The defense played pretty well overall. Carolina didn't score too easily. For the most part, they only scored when they had a short field. The Panthers barely had 100 yards and only 2.9 per carry rushing between Davis and Deshawn Foster. Jake Delhomme had only 154 yards passing, 41 of those on one lucky "huck it in the air" play.

As "poorly" as Brady played (23 of 44 for 270 yards, 69.3 rating), Delhomme was worse (11 of 26, 46.0 rating). New England actually outgained Carolina 288 yards to 250. But a combination of turnovers and questionable special teams play gave the Panthers the few openings they needed, and they took advantage when New England couldn't. The Panthers had a meager under four-minute time of possession advantage (31:59-28:01).

Those 39 yards rushing, 12 penalties for 86 yards, and three turnovers really killed.
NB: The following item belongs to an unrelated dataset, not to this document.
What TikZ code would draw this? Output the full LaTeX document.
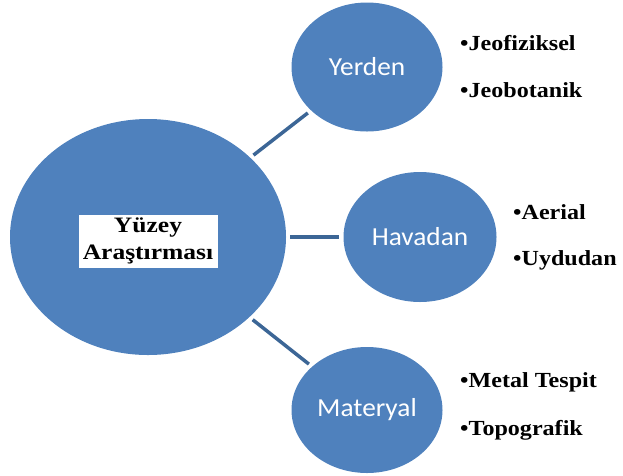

Note on the CBS game broadcast: What was Dick Enberg? It was like he wasn't paying any attention at all, or couldn't see, or was being fed bad information, or all of the above. He was misidentifying players, completely missing penalty flags and describing action that wasn't happening. Dan Dierdorf had a surprisingly good game, but he needed to reel in Enberg during a break, and he obviously didn't.

Next week, New England remains on the road in what is more brutal a stretch in schedule as anyone in the league. The Patriots head to Pittsburgh for a rematch (It's just another game, right) of last year's AFC championship, which was a rematch of the game played earlier that season, which was a rematch ... OK.

The Patriots (1-1) play the Steelers (2-0), who beat Houston, 27-7, on Sunday and Tennessee, 34-7, in Week 1.

1 Comments:

At Tue Sep 20, 02:01:00 PM, Anonymous Anonymous said...

Hopefully The Pats can bounce back from a really poor performance against The Panthers.

Everyone is gunning for The Pats but this is another team that has extra motivation.

The veterans on the team need to step up and remind guys what 'Patriot Football' means this week.